Written problem
Copy the data exactly from the line that contains "Generate a Python script that draws this with Plotly." through the line that contains "hamanaka_2015_bottom = [100, 0, 0, 0]", keeping both end lines and leaving out everything else.

Stored data
>> begin
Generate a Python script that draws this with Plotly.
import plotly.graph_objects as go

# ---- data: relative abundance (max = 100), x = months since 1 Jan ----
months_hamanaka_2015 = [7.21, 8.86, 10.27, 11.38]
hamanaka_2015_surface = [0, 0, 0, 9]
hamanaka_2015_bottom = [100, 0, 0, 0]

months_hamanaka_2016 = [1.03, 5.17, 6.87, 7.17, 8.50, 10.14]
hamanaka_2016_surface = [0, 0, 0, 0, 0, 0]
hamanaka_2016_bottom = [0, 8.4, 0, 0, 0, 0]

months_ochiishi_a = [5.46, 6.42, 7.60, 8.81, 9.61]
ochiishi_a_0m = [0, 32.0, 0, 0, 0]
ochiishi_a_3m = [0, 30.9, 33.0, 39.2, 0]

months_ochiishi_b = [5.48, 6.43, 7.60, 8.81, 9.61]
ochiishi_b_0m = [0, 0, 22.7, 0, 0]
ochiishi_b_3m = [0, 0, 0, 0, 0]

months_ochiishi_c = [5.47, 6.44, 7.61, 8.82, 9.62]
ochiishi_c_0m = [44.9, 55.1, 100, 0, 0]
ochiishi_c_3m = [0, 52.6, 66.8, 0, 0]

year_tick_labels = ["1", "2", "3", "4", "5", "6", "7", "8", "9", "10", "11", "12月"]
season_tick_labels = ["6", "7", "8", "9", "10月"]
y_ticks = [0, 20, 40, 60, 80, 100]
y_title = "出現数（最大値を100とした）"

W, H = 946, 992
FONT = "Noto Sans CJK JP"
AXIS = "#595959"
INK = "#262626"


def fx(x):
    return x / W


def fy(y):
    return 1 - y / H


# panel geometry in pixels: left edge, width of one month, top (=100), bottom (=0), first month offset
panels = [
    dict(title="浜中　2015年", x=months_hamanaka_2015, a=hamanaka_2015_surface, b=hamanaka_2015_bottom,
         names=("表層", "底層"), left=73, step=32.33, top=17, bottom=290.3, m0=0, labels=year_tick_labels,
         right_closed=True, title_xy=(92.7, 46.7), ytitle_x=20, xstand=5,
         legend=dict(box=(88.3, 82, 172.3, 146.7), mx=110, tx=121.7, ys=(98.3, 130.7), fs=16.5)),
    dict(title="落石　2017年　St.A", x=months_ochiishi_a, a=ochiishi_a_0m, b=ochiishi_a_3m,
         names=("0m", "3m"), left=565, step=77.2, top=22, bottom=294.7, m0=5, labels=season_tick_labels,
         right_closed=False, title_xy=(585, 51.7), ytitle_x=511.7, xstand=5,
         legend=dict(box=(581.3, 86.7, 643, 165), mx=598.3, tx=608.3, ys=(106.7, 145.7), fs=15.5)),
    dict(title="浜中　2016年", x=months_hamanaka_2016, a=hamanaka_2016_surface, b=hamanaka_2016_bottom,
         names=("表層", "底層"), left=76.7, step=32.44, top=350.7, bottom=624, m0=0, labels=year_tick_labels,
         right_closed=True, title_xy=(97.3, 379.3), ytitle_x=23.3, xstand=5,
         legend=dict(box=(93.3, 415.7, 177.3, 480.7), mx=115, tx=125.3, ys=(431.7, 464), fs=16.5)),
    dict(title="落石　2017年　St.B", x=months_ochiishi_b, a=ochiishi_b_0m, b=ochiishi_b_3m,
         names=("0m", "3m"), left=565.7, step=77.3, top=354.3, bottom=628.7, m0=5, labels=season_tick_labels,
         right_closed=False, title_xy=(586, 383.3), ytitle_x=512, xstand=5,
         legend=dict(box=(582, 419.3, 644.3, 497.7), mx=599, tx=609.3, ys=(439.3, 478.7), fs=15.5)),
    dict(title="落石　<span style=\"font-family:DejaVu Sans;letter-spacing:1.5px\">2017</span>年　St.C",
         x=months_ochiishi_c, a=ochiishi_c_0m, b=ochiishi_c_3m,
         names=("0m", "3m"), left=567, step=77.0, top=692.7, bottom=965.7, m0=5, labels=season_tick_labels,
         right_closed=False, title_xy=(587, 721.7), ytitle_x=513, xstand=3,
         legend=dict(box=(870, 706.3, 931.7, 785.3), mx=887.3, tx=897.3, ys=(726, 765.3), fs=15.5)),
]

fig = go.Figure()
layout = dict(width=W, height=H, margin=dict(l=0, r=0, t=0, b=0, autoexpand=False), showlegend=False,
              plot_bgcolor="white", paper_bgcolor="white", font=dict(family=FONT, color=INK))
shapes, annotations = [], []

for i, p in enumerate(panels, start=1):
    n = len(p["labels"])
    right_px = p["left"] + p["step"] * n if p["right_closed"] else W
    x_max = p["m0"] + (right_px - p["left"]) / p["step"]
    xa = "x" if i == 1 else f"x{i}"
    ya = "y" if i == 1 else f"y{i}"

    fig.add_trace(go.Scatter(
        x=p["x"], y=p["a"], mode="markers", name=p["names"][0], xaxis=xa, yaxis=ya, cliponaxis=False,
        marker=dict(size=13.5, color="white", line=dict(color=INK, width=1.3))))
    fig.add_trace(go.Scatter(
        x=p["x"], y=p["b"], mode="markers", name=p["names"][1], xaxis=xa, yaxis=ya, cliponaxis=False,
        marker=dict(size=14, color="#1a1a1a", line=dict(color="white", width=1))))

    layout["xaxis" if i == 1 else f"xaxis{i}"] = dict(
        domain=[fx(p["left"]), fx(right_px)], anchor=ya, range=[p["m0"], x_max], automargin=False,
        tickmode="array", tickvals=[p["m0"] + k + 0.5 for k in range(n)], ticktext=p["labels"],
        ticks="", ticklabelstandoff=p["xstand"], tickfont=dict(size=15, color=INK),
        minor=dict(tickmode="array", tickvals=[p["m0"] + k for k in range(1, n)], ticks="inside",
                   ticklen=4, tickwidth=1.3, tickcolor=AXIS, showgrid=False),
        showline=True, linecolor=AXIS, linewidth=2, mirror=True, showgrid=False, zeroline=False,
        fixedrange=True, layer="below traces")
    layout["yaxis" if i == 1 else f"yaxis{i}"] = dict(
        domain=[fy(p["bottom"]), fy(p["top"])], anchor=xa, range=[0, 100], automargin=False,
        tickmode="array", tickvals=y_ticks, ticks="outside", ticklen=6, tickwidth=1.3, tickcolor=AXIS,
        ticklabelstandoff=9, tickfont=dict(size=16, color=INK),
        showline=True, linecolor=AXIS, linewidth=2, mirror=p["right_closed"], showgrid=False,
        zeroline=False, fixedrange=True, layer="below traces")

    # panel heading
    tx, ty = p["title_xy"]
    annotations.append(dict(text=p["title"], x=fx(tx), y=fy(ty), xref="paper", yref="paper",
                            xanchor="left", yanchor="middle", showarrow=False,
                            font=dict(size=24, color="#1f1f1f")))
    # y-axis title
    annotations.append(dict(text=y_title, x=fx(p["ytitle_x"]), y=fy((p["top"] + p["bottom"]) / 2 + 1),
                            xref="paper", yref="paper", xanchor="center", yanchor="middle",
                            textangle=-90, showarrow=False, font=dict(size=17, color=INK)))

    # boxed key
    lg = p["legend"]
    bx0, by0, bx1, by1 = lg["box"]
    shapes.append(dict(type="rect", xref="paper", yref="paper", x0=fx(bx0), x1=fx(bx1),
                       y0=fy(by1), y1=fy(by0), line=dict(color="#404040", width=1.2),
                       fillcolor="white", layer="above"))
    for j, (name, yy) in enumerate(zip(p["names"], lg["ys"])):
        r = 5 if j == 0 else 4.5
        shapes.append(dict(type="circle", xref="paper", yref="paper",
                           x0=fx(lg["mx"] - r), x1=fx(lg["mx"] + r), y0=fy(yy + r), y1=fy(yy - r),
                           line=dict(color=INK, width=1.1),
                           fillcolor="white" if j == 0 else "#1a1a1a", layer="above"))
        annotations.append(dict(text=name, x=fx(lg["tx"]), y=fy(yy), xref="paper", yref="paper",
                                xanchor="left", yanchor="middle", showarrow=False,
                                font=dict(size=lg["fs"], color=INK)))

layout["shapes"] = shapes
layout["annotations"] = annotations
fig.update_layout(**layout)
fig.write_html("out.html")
>> end
>> begin
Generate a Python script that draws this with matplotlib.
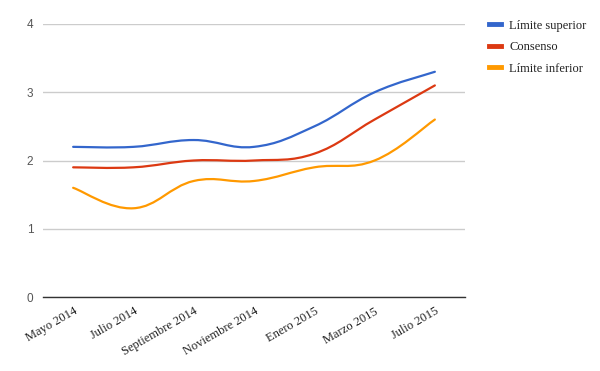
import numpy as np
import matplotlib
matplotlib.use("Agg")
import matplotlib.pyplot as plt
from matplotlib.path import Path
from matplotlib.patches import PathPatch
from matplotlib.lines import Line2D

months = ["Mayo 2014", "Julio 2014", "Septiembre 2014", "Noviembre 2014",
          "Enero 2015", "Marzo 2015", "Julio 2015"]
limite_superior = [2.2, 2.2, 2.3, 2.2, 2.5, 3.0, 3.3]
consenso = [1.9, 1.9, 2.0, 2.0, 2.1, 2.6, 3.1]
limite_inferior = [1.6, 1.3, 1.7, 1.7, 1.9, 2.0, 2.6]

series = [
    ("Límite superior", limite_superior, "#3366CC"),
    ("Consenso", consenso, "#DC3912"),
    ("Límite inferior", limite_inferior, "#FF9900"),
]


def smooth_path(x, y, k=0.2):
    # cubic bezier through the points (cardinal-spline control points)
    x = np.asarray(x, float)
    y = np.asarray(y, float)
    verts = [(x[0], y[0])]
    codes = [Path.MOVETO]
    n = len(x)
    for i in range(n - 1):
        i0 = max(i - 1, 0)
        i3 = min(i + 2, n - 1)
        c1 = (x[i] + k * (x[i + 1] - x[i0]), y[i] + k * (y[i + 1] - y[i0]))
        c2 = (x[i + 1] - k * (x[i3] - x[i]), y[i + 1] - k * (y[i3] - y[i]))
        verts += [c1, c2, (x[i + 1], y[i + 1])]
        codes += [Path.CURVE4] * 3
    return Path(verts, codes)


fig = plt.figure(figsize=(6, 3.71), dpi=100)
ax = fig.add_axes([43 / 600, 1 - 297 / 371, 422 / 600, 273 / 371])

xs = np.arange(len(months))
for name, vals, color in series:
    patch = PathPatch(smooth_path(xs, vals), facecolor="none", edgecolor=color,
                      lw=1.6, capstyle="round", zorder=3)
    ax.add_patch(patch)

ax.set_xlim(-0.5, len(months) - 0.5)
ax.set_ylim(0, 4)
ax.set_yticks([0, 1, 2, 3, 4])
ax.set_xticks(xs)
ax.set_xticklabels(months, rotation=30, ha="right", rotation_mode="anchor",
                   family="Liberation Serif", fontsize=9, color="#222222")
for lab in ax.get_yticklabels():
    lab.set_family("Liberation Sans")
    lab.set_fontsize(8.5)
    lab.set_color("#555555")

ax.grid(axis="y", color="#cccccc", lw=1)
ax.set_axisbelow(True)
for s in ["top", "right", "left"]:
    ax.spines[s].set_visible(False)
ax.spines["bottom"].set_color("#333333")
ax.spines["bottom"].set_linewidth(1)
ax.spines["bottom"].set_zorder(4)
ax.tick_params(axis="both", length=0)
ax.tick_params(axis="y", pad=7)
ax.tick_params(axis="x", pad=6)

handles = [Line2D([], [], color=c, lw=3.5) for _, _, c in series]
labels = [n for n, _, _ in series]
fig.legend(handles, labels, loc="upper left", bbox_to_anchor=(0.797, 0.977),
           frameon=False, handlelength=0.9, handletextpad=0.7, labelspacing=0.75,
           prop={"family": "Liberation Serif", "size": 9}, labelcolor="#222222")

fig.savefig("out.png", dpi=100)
>> end
Correct response
Generate a Python script that draws this with Plotly.
import plotly.graph_objects as go

# ---- data: relative abundance (max = 100), x = months since 1 Jan ----
months_hamanaka_2015 = [7.21, 8.86, 10.27, 11.38]
hamanaka_2015_surface = [0, 0, 0, 9]
hamanaka_2015_bottom = [100, 0, 0, 0]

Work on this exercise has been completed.